Apabila ajaran ini diterapkan dalam pendidikan, maka yang terjadi adalah, anak didik yang seharusnya memiliki hati yang lapang untuk menerima perbedaan, menerapkan toleransi dan saling mengasihi sesama manusia, kecintaan terhadap negara Indonesia sebagai tanah air, dan menjunjung tinggi nilai dan keindonesiaan, dipatahkan dengan keras oleh ketiadaan hadis dan ajaran Al-Qur’an seperti yang diyakini oleh kaum Wahabi.
Apa jadinya jika lembaga pendidikan keagamaan Wahabi, dihidupkan oleh bangsa Indonesia. Masyarakat menitipkan generasi bangsa untuk menjadi manusia yang mampu memimpin Indonesia di masa yang akan datang, namun faktanya mereka sama sekali tidak memiliki nasionalisme dalam diri.
Bagaimana mungkin mereka memiliki sikap nasionalisme, sedangkan para ustaz Wahabi saja menolak hal tersebut dengan alasan ketiadaan dalil. Artinya, jangan berharap bangsa Indonesia akan lebih baik jika kita sebagai bangsa Indonesia membumikan ajaran Wahabi di Indonesia.
Pondok Pesantren Wahabi Merusak Masa Depan Bangsa Indonesia
Pondok pesantren yang dikenal dengan markas Wahabi, salah satunya Pondok Pesantren Assunah. Pondok ini dikenal sebagai markas Wahabi terbesar di Lombok. Terletak di pinggir jalan utama di Desa Bagik Nyaka, Lombok Timur, terdapat sebuah kompleks besar yang diperuntukkan kepada guru, jemaah, dan para santri yang bekerja di pondok tersebut.
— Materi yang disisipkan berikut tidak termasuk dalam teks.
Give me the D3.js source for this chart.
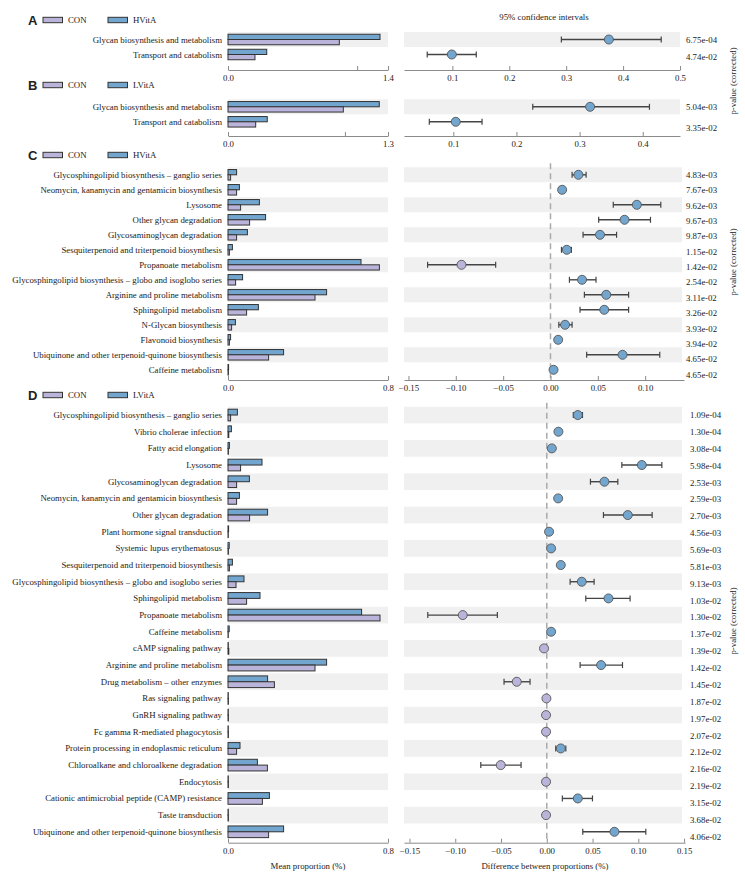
<!DOCTYPE html>
<html><head><meta charset="utf-8">
<script src="https://cdn.jsdelivr.net/npm/d3@7"></script>
<style>
body{margin:0;background:#fff}
svg{display:block}
text{font-family:"Liberation Serif","Times New Roman",serif;fill:#222}
</style>
</head><body><svg id="c" width="745" height="878"></svg>
<script>
// ---------- DATA ----------
const groupsA = ["CON","HVitA"];
const catsA = ["Glycan biosynthesis and metabolism","Transport and catabolism"];
const conA = [0.974, 0.236];
const trtA = [1.33, 0.339];
const diffA = [0.375, 0.099];
const lowA = [0.2915, 0.0558];
const highA = [0.467, 0.142];
const pA = ["6.75e-04","4.74e-02"];

const groupsB = ["CON","LVitA"];
const catsB = ["Glycan biosynthesis and metabolism","Transport and catabolism"];
const conB = [0.937, 0.225];
const trtB = [1.229, 0.319];
const diffB = [0.3166, 0.1038];
const lowB = [0.2258, 0.062];
const highB = [0.4106, 0.1455];
const pB = ["5.04e-03","3.35e-02"];

const groupsC = ["CON","HVitA"];
const catsC = ["Glycosphingolipid biosynthesis \u2013 ganglio series","Neomycin, kanamycin and gentamicin biosynthesis","Lysosome","Other glycan degradation","Glycosaminoglycan degradation","Sesquiterpenoid and triterpenoid biosynthesis","Propanoate metabolism","Glycosphingolipid biosynthesis \u2013 globo and isoglobo series","Arginine and proline metabolism","Sphingolipid metabolism","N-Glycan biosynthesis","Flavonoid biosynthesis","Ubiquinone and other terpenoid-quinone biosynthesis","Caffeine metabolism"];
const conC = [0.013,0.043,0.063,0.108,0.043,0.007,0.757,0.038,0.435,0.093,0.018,0.007,0.203,0.002];
const trtC = [0.043,0.057,0.157,0.188,0.097,0.022,0.665,0.073,0.493,0.152,0.037,0.013,0.278,0.003];
const diffC = [0.0295,0.0123,0.0912,0.0782,0.0523,0.0172,-0.094,0.0333,0.0589,0.0568,0.0154,0.0081,0.0761,0.0032];
const lowC = [0.0228,0.0103,0.0663,0.0509,0.0344,0.0116,-0.1298,0.02,0.0358,0.0312,0.0088,0.0065,0.0382,0.0022];
const highC = [0.0376,0.0143,0.1165,0.1056,0.0698,0.0221,-0.0579,0.0481,0.0825,0.0825,0.0228,0.0097,0.1154,0.0042];
const pC = ["4.83e-03","7.67e-03","9.62e-03","9.67e-03","9.87e-03","1.15e-02","1.42e-02","2.54e-02","3.11e-02","3.26e-02","3.93e-02","3.94e-02","4.65e-02","4.65e-02"];

const groupsD = ["CON","LVitA"];
const catsD = ["Glycosphingolipid biosynthesis \u2013 ganglio series","Vibrio cholerae infection","Fatty acid elongation","Lysosome","Glycosaminoglycan degradation","Neomycin, kanamycin and gentamicin biosynthesis","Other glycan degradation","Plant hormone signal transduction","Systemic lupus erythematosus","Sesquiterpenoid and triterpenoid biosynthesis","Glycosphingolipid biosynthesis \u2013 globo and isoglobo series","Sphingolipid metabolism","Propanoate metabolism","Caffeine metabolism","cAMP signaling pathway","Arginine and proline metabolism","Drug metabolism \u2013 other enzymes","Ras signaling pathway","GnRH signaling pathway","Fc gamma R-mediated phagocytosis","Protein processing in endoplasmic reticulum","Chloroalkane and chloroalkene degradation","Endocytosis","Cationic antimicrobial peptide (CAMP) resistance","Taste transduction","Ubiquinone and other terpenoid-quinone biosynthesis"];
const conD = [0.013,0.004,0.002,0.063,0.043,0.043,0.108,0.001,0.002,0.007,0.04,0.093,0.76,0.001,0.004,0.435,0.232,0.002,0.002,0.002,0.043,0.197,0.002,0.172,0.002,0.203];
const trtD = [0.047,0.017,0.007,0.17,0.107,0.057,0.198,0.003,0.006,0.022,0.08,0.16,0.668,0.006,0.001,0.493,0.198,0.001,0.001,0.001,0.06,0.147,0.001,0.207,0.001,0.278];
const diffD = [0.0339,0.0127,0.0055,0.1038,0.063,0.0124,0.0885,0.0025,0.0047,0.0153,0.0382,0.0674,-0.0918,0.0047,-0.003,0.0593,-0.0328,-0.0004,-0.0008,-0.0008,0.0153,-0.0503,-0.0008,0.0339,-0.0008,0.0739];
const lowD = [0.029,0.0112,0.0043,0.082,0.0477,0.0108,0.0619,0.0017,0.0037,0.0133,0.0255,0.0426,-0.13,0.0037,-0.004,0.0364,-0.0467,-0.0006,-0.001,-0.001,0.0098,-0.0721,-0.001,0.017,-0.001,0.0393];
const highD = [0.039,0.0142,0.0067,0.1257,0.0776,0.014,0.1151,0.0033,0.0057,0.0173,0.0517,0.091,-0.054,0.0057,-0.002,0.0827,-0.0183,-0.0002,-0.0006,-0.0006,0.0208,-0.0281,-0.0006,0.0499,-0.0006,0.1082];
const pD = ["1.09e-04","1.30e-04","3.08e-04","5.98e-04","2.53e-03","2.59e-03","2.70e-03","4.56e-03","5.69e-03","5.81e-03","9.13e-03","1.03e-02","1.30e-02","1.37e-02","1.39e-02","1.42e-02","1.45e-02","1.87e-02","1.97e-02","2.07e-02","2.12e-02","2.16e-02","2.19e-02","3.15e-02","3.68e-02","4.06e-02"];

const leftTicksA = [0, 1.13, 1.4];
const leftTicksB = [0, 0.95, 1.3];
const leftTicksC = [0, 0.8];
const leftTicksD = [0, 0.8];
const rightTicksA = [0.1,0.2,0.3,0.4,0.5];
const rightTicksB = [0.1,0.2,0.3,0.4];
const rightTicksC = [-0.15,-0.10,-0.05,0,0.05,0.10];
const rightTicksD = [-0.15,-0.10,-0.05,0,0.05,0.10,0.15];

// ---------- STYLE / LAYOUT ----------
const COL_CON = "#bab4da", COL_TRT = "#72a6cf";
const BAND = "#f0f0f0", DARK = "#333", AXIS = "#8a8a8a";
const FS = 8.8;
const L0 = 228, L1 = 388, R0 = 404;

const panels = [
 {letter:"A", groups:groupsA, cats:catsA, con:conA, trt:trtA, diff:diffA, low:lowA, high:highA, p:pA,
  legendY:20, top:32, rowH:15, axisY:70, leftMax:1.4, leftTicks:leftTicksA, rDom:[0.015,0.5], rEnd:680, rTicks:rightTicksA, fmt:".1f", zero:false, pX:686, pShift:2},
 {letter:"B", groups:groupsB, cats:catsB, con:conB, trt:trtB, diff:diffB, low:lowB, high:highB, p:pB,
  legendY:85, top:99.3, rowH:15, axisY:136, leftMax:1.3, leftTicks:leftTicksB, rDom:[0.0219,0.459], rEnd:680, rTicks:rightTicksB, fmt:".1f", zero:false, pX:686, pShift:6},
 {letter:"C", groups:groupsC, cats:catsC, con:conC, trt:trtC, diff:diffC, low:lowC, high:highC, p:pC,
  legendY:155, top:167.3, rowH:15, axisY:380, leftMax:0.8, leftTicks:leftTicksC, rDom:[-0.1547,0.141], rEnd:684, rTicks:rightTicksC, fmt:".2f", zero:true, pX:686, pShift:5},
 {letter:"D", groups:groupsD, cats:catsD, con:conD, trt:trtD, diff:diffD, low:lowD, high:highD, p:pD,
  legendY:395, top:406.7, rowH:16.67, axisY:842.7, leftMax:0.8, leftTicks:leftTicksD, rDom:[-0.156,0.151], rEnd:685, rTicks:rightTicksD, fmt:".2f", zero:true, pX:690, pShift:5}
];

const svg = d3.select("#c");

panels.forEach(P => {
  const g = svg.append("g");
  const n = P.cats.length;
  const y = d3.scaleBand().domain(d3.range(n)).range([P.top, P.top + n*P.rowH]).padding(0);
  const xl = d3.scaleLinear().domain([0, P.leftMax]).range([L0, L1]);
  const xr = d3.scaleLinear().domain(P.rDom).range([R0, P.rEnd]);
  const bh = P.rowH * 0.35;
  const cy = i => y(i) + y.bandwidth()/2;

  // legend
  g.append("text").attr("x", 28).attr("y", P.legendY).attr("dominant-baseline","central")
    .style("font-family","'Liberation Sans',Arial,sans-serif").style("font-weight","bold").style("font-size","13px").text(P.letter);
  [[43,68,COL_CON,P.groups[0]],[108,133,COL_TRT,P.groups[1]]].forEach(([rx,tx,c,t]) => {
    g.append("rect").attr("x",rx).attr("y",P.legendY-2.7).attr("width",19.5).attr("height",5.4)
      .attr("fill",c).attr("stroke",DARK).attr("stroke-width",1);
    g.append("text").attr("x",tx).attr("y",P.legendY).attr("dominant-baseline","central").style("font-size",FS+"px").text(t);
  });

  // bands
  const idx = d3.range(n);
  g.selectAll(".bl").data(idx.filter(i => i%2===0)).join("rect")
    .attr("x", L0).attr("width", L1-L0).attr("y", i=>y(i)).attr("height", y.bandwidth()).attr("fill", BAND);
  g.selectAll(".br").data(idx.filter(i => i%2===0)).join("rect")
    .attr("x", R0).attr("width", Math.min(P.rEnd,682)-R0).attr("y", i=>y(i)).attr("height", y.bandwidth()).attr("fill", BAND);

  // category labels
  g.selectAll(".lab").data(idx).join("text")
    .attr("x", 222).attr("y", i=>cy(i)).attr("text-anchor","end").attr("dominant-baseline","central")
    .style("font-size", FS+"px").text(i=>P.cats[i]);

  // bars
  g.selectAll(".bt").data(idx).join("rect")
    .attr("x", xl(0)).attr("y", i=>cy(i)-bh).attr("height", bh)
    .attr("width", i=>Math.max(0.3, xl(P.trt[i])-xl(0)))
    .attr("fill", COL_TRT).attr("stroke", DARK).attr("stroke-width", 1);
  g.selectAll(".bc").data(idx).join("rect")
    .attr("x", xl(0)).attr("y", i=>cy(i)).attr("height", bh)
    .attr("width", i=>Math.max(0.3, xl(P.con[i])-xl(0)))
    .attr("fill", COL_CON).attr("stroke", DARK).attr("stroke-width", 1);

  // left axis
  const lab = new Set([0, P.leftMax]);
  const la = g.append("g").attr("transform", `translate(0,${P.axisY})`)
    .call(d3.axisBottom(xl).tickValues(P.leftTicks).tickSizeInner(-4).tickSizeOuter(0).tickPadding(5)
      .tickFormat(d => lab.has(d) ? d3.format(".1f")(d) : ""));
  la.selectAll("path,line").attr("stroke", AXIS);
  la.selectAll("text").style("font-family","'Liberation Serif','Times New Roman',serif").style("font-size",FS+"px").attr("fill","#222");

  // zero line
  if (P.zero) {
    g.append("line").attr("x1", xr(0)).attr("x2", xr(0)).attr("y1", P.top-4).attr("y2", P.axisY-2)
      .attr("stroke", "#aaa").attr("stroke-width", 1.5).attr("stroke-dasharray", "6,4");
  }

  // CIs
  const ci = g.selectAll(".ci").data(idx).join("g");
  ci.append("line").attr("x1", i=>xr(P.low[i])).attr("x2", i=>xr(P.high[i]))
    .attr("y1", i=>cy(i)).attr("y2", i=>cy(i)).attr("stroke", "#444").attr("stroke-width", 1.4);
  ci.append("line").attr("x1", i=>xr(P.low[i])).attr("x2", i=>xr(P.low[i]))
    .attr("y1", i=>cy(i)-3).attr("y2", i=>cy(i)+3).attr("stroke", "#444").attr("stroke-width", 1.2);
  ci.append("line").attr("x1", i=>xr(P.high[i])).attr("x2", i=>xr(P.high[i]))
    .attr("y1", i=>cy(i)-3).attr("y2", i=>cy(i)+3).attr("stroke", "#444").attr("stroke-width", 1.2);
  ci.append("circle").attr("cx", i=>xr(P.diff[i])).attr("cy", i=>cy(i)).attr("r", 4.5)
    .attr("fill", i=>P.diff[i] > 0 ? COL_TRT : COL_CON).attr("stroke", "#555").attr("stroke-width", 0.9);

  // right axis
  const ra = g.append("g").attr("transform", `translate(0,${P.axisY})`)
    .call(d3.axisBottom(xr).tickValues(P.rTicks).tickSizeInner(-4).tickSizeOuter(0).tickPadding(5)
      .tickFormat(d3.format(P.fmt)));
  ra.selectAll("path,line").attr("stroke", AXIS);
  ra.selectAll("text").style("font-family","'Liberation Serif','Times New Roman',serif").style("font-size",FS+"px").attr("fill","#222");

  // p-values
  const py = d3.scaleLinear().domain([0, Math.max(1,n-1)]).range([cy(0), cy(n-1)+P.pShift]);
  g.selectAll(".pv").data(idx).join("text")
    .attr("x", P.pX).attr("y", i=>py(i)).attr("dominant-baseline","central")
    .style("font-size", FS+"px").text(i=>P.p[i]);
});

// titles
svg.append("text").attr("x", 544).attr("y", 17).attr("text-anchor","middle").attr("dominant-baseline","central")
  .style("font-size", FS+"px").text("95% confidence intervals");
[81, 262, 621].forEach(cyv => {
  svg.append("text").attr("transform", `translate(733,${cyv}) rotate(-90)`).attr("text-anchor","middle")
    .attr("dominant-baseline","central").style("font-size", FS+"px").text("p-value (corrected)");
});
svg.append("text").attr("x", 308).attr("y", 866).attr("text-anchor","middle").attr("dominant-baseline","central")
  .style("font-size", FS+"px").text("Mean proportion (%)");
svg.append("text").attr("x", 545).attr("y", 866).attr("text-anchor","middle").attr("dominant-baseline","central")
  .style("font-size", FS+"px").text("Difference between proportions (%)");
</script>
</body></html>
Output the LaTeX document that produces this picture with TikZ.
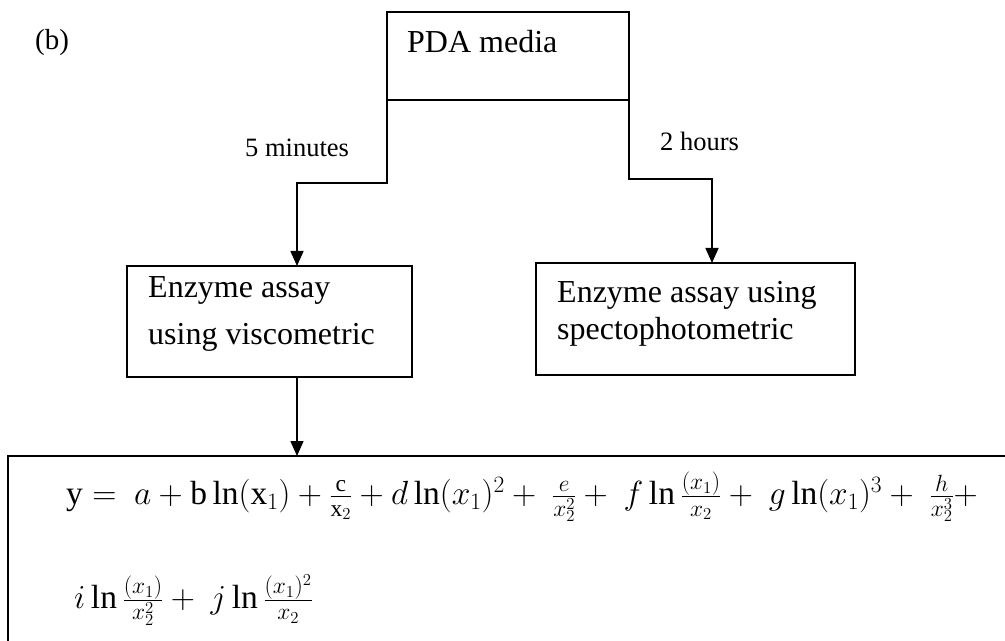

Seperti pondok pada umumnya, ia dijaga ketat oleh para santri. Namun, pada praktiknya ada perbedaan yang cukup menonjol yakni, ustaz laki-laki harus menggunakan hijab atau satirah apabila mengajar santri perempuan karena bukan muhrim. Sebagian besar para perempuan Wahabi menggunakan cadar di ruang publik.
Salah satu jemaah pondok pesantren tersebut yang menceritakan bahwa, pasca mengenal ajaran Wahabi, merasa lebih islami karena memahami ajaran Islam sebenarnya. Kalimat ini disampaikan dengan mengacu pada kegiatan-kegiatan keagamaan yang diikuti. Namun, ia sudah mengikuti kegiatan dengan masyarakat. Ia tidak lagi berbaur dengan kegiatan kemasyarakatan, bahkan dianggap musuh karena ikut mengharamkan praktik adat setempat.
Sementara itu, Dian, salah satu pengajar di pondok tersebut, mengaku bahwa kegiatan yang tidak ada dalil dalam Al-Qur’an ataupun hadis ditiadakan. Tidak hanya ketiadaan dalil, mereka juga memiliki alasan bahwa mengetahui adat dan budaya adalah sesuatu yang sia-sia dan menyesatkan.
Berdasarkan penjelasan ini, barangkali kita bisa melihat bahwa ajaran Wahabi, tidak memberikan ruang bagi budaya yang berkembang di Indonesia untuk dipelajari oleh para santri. Bahkan, mereka diajarkan untuk membenci dan menolak budaya karena tidak ada dalil.
Wahabi menolak semua budaya yang berkembang di Indonesia tanpa ampun. Tentu, ini akan memperburuk pandangan para santri dengan tidak mengenali sejarah dan jati diri bangsa Indonesia. Dengan alasan memurnikan ajaran Islam, para santri akan terus menolak untuk mengenal lebih jauh tentang Indonesia, seperti budaya, sejarah, bahkan kehidupan Indonesia di masa silam. Mengapa pengetahuan ini penting?
Kecintaan terhadap bangsa dan negara, adalah modal utama bagi seseorang untuk terus bergerak dan berperilaku hidup sebagai bangsa Indonesia. Kecintaan semacam ini tidak akan dimiliki oleh orang tidak berpengetahuan tentang Indonesia itu sendiri.
Jika ini terus dibiarkan, maukah kita di masa yang akan datang, Indonesia dikuasai oleh para kelompok Wahabi yang menjadikan Indonesia sebagai daulah? Lalu bagaimana nasib mereka yang berbeda agama, berbeda suku, berbeda pemikiran? Mereka akan terusir dari bumi Indonesia. Na’udzubillah. Wallahu a’lam.